● **Task to carry out**
Take every line from the first down to the line with "(0,0) rectangle (1389,721);" and set it down exactly, without the pictures.

● ● ● ● ● ● ●

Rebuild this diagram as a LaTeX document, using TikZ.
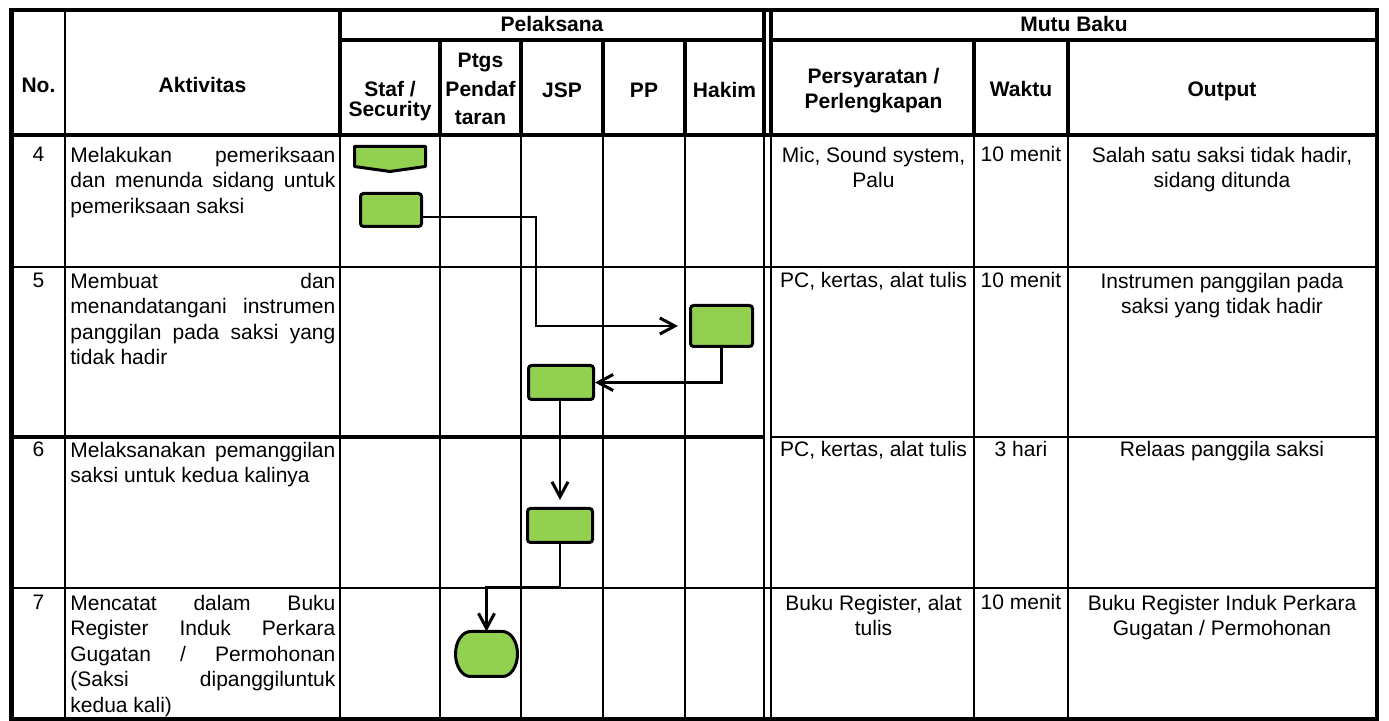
\documentclass[tikz,border=0pt]{standalone}
\usepackage{fontspec}
\setmainfont{Liberation Sans}
\usetikzlibrary{arrows.meta}
\definecolor{boxgreen}{HTML}{92D050}
\newlength\aw \setlength\aw{132.5pt}
\newcommand\jl[1]{\makebox[\aw][s]{\strut #1}}
\begin{document}
\begin{tikzpicture}[x=0.5pt,y=-0.5pt,
  thk/.style={line width=2pt},
  med/.style={line width=1.4pt},
  thn/.style={line width=1pt},
  body/.style={inner sep=0pt, font=\fontsize{10.5}{12.75}\selectfont},
  head/.style={inner sep=0pt, font=\bfseries\fontsize{10.5}{12.75}\selectfont},
  box/.style={draw=black, line width=1.5pt, fill=boxgreen, rounded corners=1.5pt, inner sep=0pt},
  shapeline/.style={draw=black, line width=1.5pt, fill=boxgreen, line join=round},
  ghost/.style={inner sep=0pt, outer sep=0pt},
  conn/.style={line width=1.2pt, -{Straight Barb[length=7.5pt,width=8pt,line width=1.5pt]}}
  ]
\useasboundingbox (0,0) rectangle (1389,721);

% ---------- grid ----------
\draw[line width=2.25pt] (11.5,10) rectangle (1377,719);
\draw[thk] (340,40) -- (764,40) (771,40) -- (1377,40);
\draw[thk] (11.5,135) -- (1377,135);
\draw[thn] (11.5,267) -- (1377,267);
\draw[thk] (11.5,437) -- (764,437);
\draw[thn] (771,437) -- (1377,437);
\draw[thn] (11.5,588) -- (1377,588);
\draw[med] (65,10) -- (65,719);
\draw[thk] (340,10) -- (340,135);
\draw[line width=1.2pt] (340,135) -- (340,719);
\foreach \cx in {440,521,603,685,974,1068}{
  \draw[thk] (\cx,40) -- (\cx,135);
  \draw[thn] (\cx,135) -- (\cx,719);
}
\draw[thk] (764,10) -- (764,135) (771,10) -- (771,135);
\draw[line width=1.2pt] (764,135) -- (764,719) (771,135) -- (771,719);

% ---------- header ----------
\node[head, anchor=base] (hNo) at (38.5,93) {No.};
\node[head, anchor=base] (hAkt) at (202.5,93) {Aktivitas};
\node[head, anchor=base] (hPel) at (552,32) {Pelaksana};
\node[head, anchor=base] (hMutu) at (1074,32) {Mutu Baku};
\node[head, anchor=base] (hStaf1) at (390,97) {Staf /};
\node[head, anchor=base] (hStaf2) at (390,117) {Security};
\node[head, anchor=base] (hPt1) at (480.5,68) {Ptgs};
\node[head, anchor=base] (hPt2) at (480.5,97) {Pendaf};
\node[head, anchor=base] (hPt3) at (480.5,125) {taran};
\node[head, anchor=base] (hJSP) at (562,98) {JSP};
\node[head, anchor=base] (hPP) at (644,98) {PP};
\node[head, anchor=base] (hHak) at (724.5,98) {Hakim};
\node[head, anchor=north, align=center, font=\bfseries\fontsize{10.5}{12.5}\selectfont] (hPers) at (873.5,65.5) {\strut Persyaratan /\\\strut Perlengkapan};
\node[head, anchor=base] (hWak) at (1021,97) {Waktu};
\node[head, anchor=base] (hOut) at (1222,97) {Output};

% ---------- row 4 ----------
\node[body, anchor=base] (n4) at (38.5,162) {4};
\node[body, anchor=north west, align=left] (a4) at (70,144.15) {\jl{Melakukan pemeriksaan}\\\jl{dan menunda sidang untuk}\\\strut pemeriksaan saksi};
\node[body, anchor=north, align=center] (p4) at (873.5,144.15) {\strut Mic, Sound system,\\\strut Palu};
\node[body, anchor=base] (w4) at (1021,162) {10 menit};
\node[body, anchor=north, align=center] (o4) at (1222,144.15) {\strut Salah satu saksi tidak hadir,\\\strut sidang ditunda};

% ---------- row 5 ----------
\node[body, anchor=base] (n5) at (38.5,288) {5};
\node[body, anchor=north west, align=left] (a5) at (70,270.15) {\jl{Membuat dan}\\\jl{menandatangani instrumen}\\\jl{panggilan pada saksi yang}\\\strut tidak hadir};
\node[body, anchor=base] (p5) at (873.5,288) {PC, kertas, alat tulis};
\node[body, anchor=base] (w5) at (1021,288) {10 menit};
\node[body, anchor=north, align=center] (o5) at (1222,270.15) {\strut Instrumen panggilan pada\\\strut saksi yang tidak hadir};

% ---------- row 6 ----------
\node[body, anchor=base] (n6) at (38.5,457) {6};
\node[body, anchor=north west, align=left] (a6) at (70,439.15) {\jl{Melaksanakan pemanggilan}\\\strut saksi untuk kedua kalinya};
\node[body, anchor=base] (p6) at (873.5,457) {PC, kertas, alat tulis};
\node[body, anchor=base] (w6) at (1021,457) {3 hari};
\node[body, anchor=base] (o6) at (1222,457) {Relaas panggila saksi};

% ---------- row 7 ----------
\node[body, anchor=base] (n7) at (38.5,610) {7};
\node[body, anchor=north west, align=left] (a7) at (70,592.15) {\jl{Mencatat dalam Buku}\\\jl{Register Induk Perkara}\\\jl{Gugatan / Permohonan}\\\jl{(Saksi dipanggiluntuk}\\\strut kedua kali)};
\node[body, anchor=north, align=center] (p7) at (873.5,592.15) {\strut Buku Register, alat\\\strut tulis};
\node[body, anchor=base] (w7) at (1021,610) {10 menit};
\node[body, anchor=north, align=center] (o7) at (1222,592.15) {\strut Buku Register Induk Perkara\\\strut Gugatan / Permohonan};

% ---------- flow shapes ----------
\node[ghost, minimum width=35.5pt, minimum height=12.5pt] (OP) at (390,159) {};
\draw[shapeline] (OP.north west) -- (OP.north east) -- ([yshift=2.5pt]OP.south east) -- (OP.south) -- ([yshift=2.5pt]OP.south west) -- cycle;
\node[box, minimum width=30.5pt, minimum height=16.5pt] (A) at (391,210) {};
\node[box, minimum width=31pt, minimum height=20.5pt] (B) at (721.5,326) {};
\node[box, minimum width=32.5pt, minimum height=17pt] (C) at (561,382.5) {};
\node[box, minimum width=32.5pt, minimum height=17pt] (D) at (560,525.5) {};
\node[ghost, minimum width=31pt, minimum height=22.5pt] (E) at (486.5,654) {};
\draw[shapeline] ([xshift=7.5pt]E.north west) -- ([xshift=-7.5pt]E.north east)
  arc[start angle=90, end angle=-90, x radius=7.5pt, y radius=11.25pt]
  -- ([xshift=7.5pt]E.south west)
  arc[start angle=270, end angle=90, x radius=7.5pt, y radius=11.25pt] -- cycle;

% ---------- connectors ----------
\coordinate (j1) at (536,217);
\coordinate (y587) at (0,587);
\coordinate (k4) at (E.north |- y587);
\draw[conn] ([yshift=-3.5pt]A.east) -- (j1) |- ([xshift=-5.5pt]B.west);
\draw[conn] (B.south) |- (C.east);
\draw[conn] (C.south -| D.north) -- ([yshift=3.5pt]D.north);
\draw[conn] (D.south) |- (k4) -- (E.north);
\end{tikzpicture}
\end{document}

● ● ● ● ● ● ●

● **Task solution**
Rebuild this diagram as a LaTeX document, using TikZ.
\documentclass[tikz,border=0pt]{standalone}
\usepackage{fontspec}
\setmainfont{Liberation Sans}
\usetikzlibrary{arrows.meta}
\definecolor{boxgreen}{HTML}{92D050}
\newlength\aw \setlength\aw{132.5pt}
\newcommand\jl[1]{\makebox[\aw][s]{\strut #1}}
\begin{document}
\begin{tikzpicture}[x=0.5pt,y=-0.5pt,
  thk/.style={line width=2pt},
  med/.style={line width=1.4pt},
  thn/.style={line width=1pt},
  body/.style={inner sep=0pt, font=\fontsize{10.5}{12.75}\selectfont},
  head/.style={inner sep=0pt, font=\bfseries\fontsize{10.5}{12.75}\selectfont},
  box/.style={draw=black, line width=1.5pt, fill=boxgreen, rounded corners=1.5pt, inner sep=0pt},
  shapeline/.style={draw=black, line width=1.5pt, fill=boxgreen, line join=round},
  ghost/.style={inner sep=0pt, outer sep=0pt},
  conn/.style={line width=1.2pt, -{Straight Barb[length=7.5pt,width=8pt,line width=1.5pt]}}
  ]
\useasboundingbox (0,0) rectangle (1389,721);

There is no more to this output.